Saturday, June 07, 2008

Rejuvenate

I have been down the past week, sick some, worn down some from work, and haunted some by things not done and the chores that remain on the balance sheet.

This morning I reached for the New Yorker, too tired to hope. I liked the calming print on an article. A solitary runner with purple hills in the background, creeping greenery on the side and orange shoes in their stride. I started reading it and something about the writing tickled me. My nostrils felt it first. Like a man perking up to the fragrance of coffee in the morning, the rest of my senses followed. My eyes opened. I nudged my body to a more comfortable position on the low couch, and finished reading. Life and Letters, by Haruki Murakami. In this wonderful article, the writer discovers that he is a novelist. And I who long ago identified him to be the novelist, discovered he was a long distance runner.

With a few simple sentences, the author stirs up memories some, offers advice some, and slips in words into my psyche some as I start on the weekend:
At any rate, this is how I started running. Thirty-three---that's how old I was then. Still young enough, though no longer a young man.
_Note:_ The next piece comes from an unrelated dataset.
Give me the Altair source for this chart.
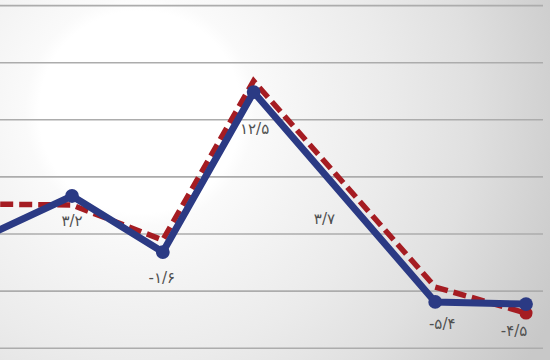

The age that Jesus Christ died. The age that F. Scott Fitzgerald started to go downhill. It's an age that may be a kind of crossroads in life. It was the age when I began my life as a runner, ...

2 Comments:

Anonymous Anonymous said...

Odd. 33 is the age that I finished my Ph.D. and stopped being a marathon runner. My life has been less interesting to me ever since. A return to running might help.

2:53 PM  
Anonymous Anonymous said...

I like writing by people like Murakami that puts us into a reflective mood. Good luck.